Thursday, May 21, 2015

Home made raffle tickets

I tend to think people who sew can turn their hand to pretty much anything - and turn their sewing machine to pretty much anything too.... like creating perforations in raffle tickets.


I used the online TicketMaker programme to create the tickets. One word of advice - it's much easier to remove fields from the template than to add them, so try to make your data fit in the existing template rather than muck around with it too much.

Once printed (8 per A4 size), I ran the pages of tickets through the sewing machine (about 6 pages at a time - how many you can perforate depends on the strength of your sewing machine), before cutting and collating.

A book of 5 tickets was sent home with each family at the school, with the request that they buy or sell the tickets at $1 each ($5 for the book of tickets), or return the tickets.

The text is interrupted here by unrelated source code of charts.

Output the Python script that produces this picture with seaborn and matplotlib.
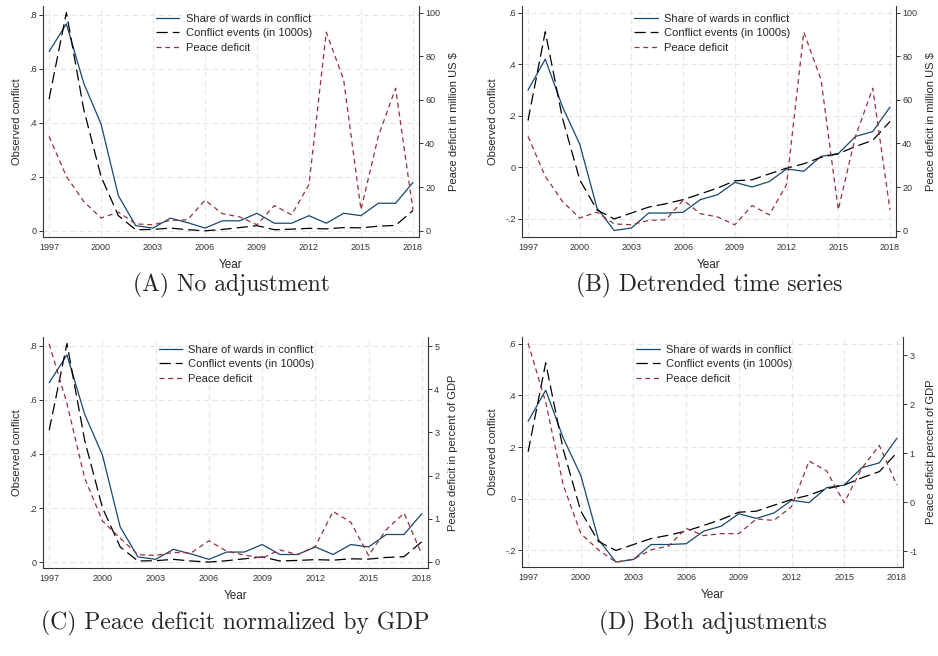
import matplotlib
matplotlib.use("Agg")
import matplotlib.pyplot as plt
import numpy as np
import pandas as pd
import seaborn as sns

sns.set_style("white")
plt.rcParams['font.family'] = ['Liberation Sans', 'DejaVu Sans']

years = list(range(1997, 2019))

# observed conflict, raw
share_raw = [0.664, 0.767, 0.547, 0.396, 0.130, 0.019, 0.010, 0.047, 0.030, 0.010, 0.037,
             0.037, 0.065, 0.028, 0.028, 0.056, 0.028, 0.065, 0.056, 0.102, 0.102, 0.179]
events_raw = [0.488, 0.809, 0.450, 0.201, 0.056, 0.004, 0.005, 0.010, 0.004, 0.000, 0.005,
              0.012, 0.019, 0.004, 0.006, 0.009, 0.007, 0.012, 0.011, 0.017, 0.020, 0.075]

# observed conflict, detrended
share_dt = [0.300, 0.420, 0.235, 0.090, -0.157, -0.245, -0.235, -0.177, -0.177, -0.174, -0.125,
            -0.106, -0.058, -0.076, -0.055, -0.006, -0.015, 0.043, 0.053, 0.120, 0.139, 0.234]
events_dt = [0.182, 0.526, 0.190, -0.048, -0.165, -0.200, -0.177, -0.154, -0.141, -0.125, -0.103,
             -0.080, -0.052, -0.048, -0.025, -0.003, 0.014, 0.039, 0.053, 0.081, 0.105, 0.178]

# peace deficit in million US $
deficit_usd = [43.2, 24.9, 13.4, 5.8, 8.5, 3.1, 2.7, 4.7, 5.0, 14.0, 7.8,
               6.3, 2.7, 11.5, 7.3, 21.1, 91.0, 69.2, 9.6, 43.2, 65.3, 9.6]
# peace deficit in percent of GDP
deficit_gdp = [5.05, 3.67, 1.94, 0.95, 0.55, 0.17, 0.15, 0.22, 0.21, 0.49, 0.25,
               0.16, 0.09, 0.28, 0.17, 0.36, 1.17, 0.92, 0.15, 0.75, 1.13, 0.18]
# peace deficit in percent of GDP, detrended
deficit_gdp_dt = [3.24, 2.04, 0.35, -0.64, -0.97, -1.22, -1.16, -0.97, -0.89, -0.53, -0.68,
                  -0.64, -0.64, -0.34, -0.37, -0.09, 0.84, 0.64, -0.01, 0.69, 1.16, 0.35]

captions = ["(A) No adjustment", "(B) Detrended time series",
            "(C) Peace deficit normalized by GDP", "(D) Both adjustments"]
right_labels = ["Peace deficit in million US $", "Peace deficit in million US $",
                "Peace deficit in percent of GDP", "Peace deficit percent of GDP"]
legend_labels = ["Share of wards in conflict", "Conflict events (in 1000s)", "Peace deficit"]

BLUE = "#1a476f"
RED = "#90353b"
GRID = "#e6e6e6"

W, H = 938, 656
fig = plt.figure(figsize=(W / 100, H / 100), dpi=100)


def stata_fmt(v):
    if abs(v) < 1e-9:
        return "0"
    s = f"{v:.1f}"
    return s.replace("0.", ".")


panels = [
    # left, right, top, bottom, caption y (px), data, ylims, ticks
    (43, 419, 6, 237, 285, share_raw, events_raw, deficit_usd, (-0.023, 0.833), (-2.9, 103),
     [0, 0.2, 0.4, 0.6, 0.8], [0, 20, 40, 60, 80, 100]),
    (522, 896, 6, 237, 285, share_dt, events_dt, deficit_usd, (-0.27, 0.626), (-2.9, 103),
     [-0.2, 0, 0.2, 0.4, 0.6], [0, 20, 40, 60, 80, 100]),
    (43, 428, 337, 568, 623, share_raw, events_raw, deficit_gdp, (-0.022, 0.833), (-0.14, 5.21),
     [0, 0.2, 0.4, 0.6, 0.8], [0, 1, 2, 3, 4, 5]),
    (522, 903, 337, 567, 623, share_dt, events_dt, deficit_gdp_dt, (-0.264, 0.626), (-1.32, 3.37),
     [-0.2, 0, 0.2, 0.4, 0.6], [-1, 0, 1, 2, 3]),
]

for i, (l, r, t, b, cyp, share, events, deficit, ylim, ylim2, yt, yt2) in enumerate(panels):
    ax = fig.add_axes([l / W, (H - b) / H, (r - l) / W, (b - t) / H])
    ax2 = ax.twinx()
    df = pd.DataFrame({"year": years, "share": share, "events": events, "deficit": deficit})

    sns.lineplot(data=df, x="year", y="share", ax=ax, color=BLUE, lw=0.9,
                 label=legend_labels[0], legend=False)
    sns.lineplot(data=df, x="year", y="events", ax=ax, color="black", lw=0.9,
                 linestyle=(0, (9, 4)), label=legend_labels[1], legend=False)
    sns.lineplot(data=df, x="year", y="deficit", ax=ax2, color=RED, lw=0.9,
                 linestyle=(0, (4, 3)), label=legend_labels[2], legend=False)

    ax.set_xlim(1996.65, 2018.35)
    ax.set_ylim(*ylim)
    ax2.set_ylim(*ylim2)
    xt = list(range(1997, 2019, 3))
    ax.set_xticks(xt)
    ax.set_xticklabels([str(x) for x in xt], fontsize=6.5)
    ax.set_yticks(yt)
    ax.set_yticklabels([stata_fmt(v) for v in yt], fontsize=6.5)
    ax2.set_yticks(yt2)
    ax2.set_yticklabels([str(v) for v in yt2], fontsize=6.5)

    ax.grid(True, color=GRID, linestyle=(0, (5, 3)), lw=0.8)
    ax.set_axisbelow(True)
    for a in (ax, ax2):
        a.spines['top'].set_visible(False)
        for s in ('left', 'right', 'bottom'):
            a.spines[s].set_color("#333333")
            a.spines[s].set_linewidth(0.8)
    ax.spines['right'].set_visible(False)
    ax2.spines['left'].set_visible(False)
    ax2.spines['bottom'].set_visible(False)
    ax.tick_params(axis='both', direction='out', length=3, width=0.7, colors="#333333", pad=1.5)
    ax2.tick_params(axis='y', direction='out', length=3, width=0.7, colors="#333333", pad=1.5)

    ax.set_xlabel("Year", fontsize=8.5, labelpad=5)
    ax.set_ylabel("Observed conflict", fontsize=8, labelpad=5)
    ax2.set_ylabel(right_labels[i], fontsize=8, rotation=90, labelpad=6)

    h1, l1 = ax.get_legend_handles_labels()
    h2, l2 = ax2.get_legend_handles_labels()
    ax.legend(h1 + h2, l1 + l2, loc="upper left", bbox_to_anchor=(0.28, 1.0),
              frameon=False, fontsize=8, handlelength=2.1, handletextpad=0.55,
              labelspacing=0.4, borderaxespad=0.3)

    cx = (l + r) / 2 / W
    fig.text(cx, 1 - cyp / H, captions[i], ha="center", va="center", fontsize=17, family="cmr10")

fig.savefig("out.png", dpi=100)
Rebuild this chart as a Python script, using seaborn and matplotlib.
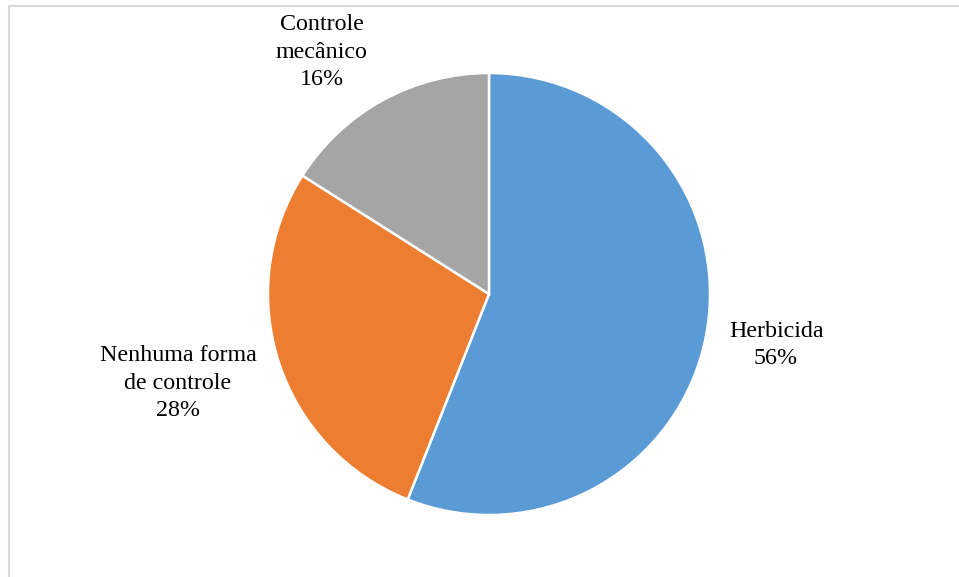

Naturally most families just sent back the cash and the ticket stubs, and waited for their number to be drawn.

Usually we would only sell tickets on the night of our markets, and maybe make $100. We made over $500 on this raffle.

There are always local laws pertaining to the running of raffles - licenses are usually required unless the raffle is limited in scope (eg just run within a community group), limited in time (just sold at one venue on one night) or limited in prize value. We kept our prize value below the local gaming law $200 ceiling that enabled us to run the raffle over a week and beyond our local community.

1 comment:

  1. Oh wow, I had no idea you could do this with a sewing machine! It's a good use of machine needles which have gone a bit blunt, no?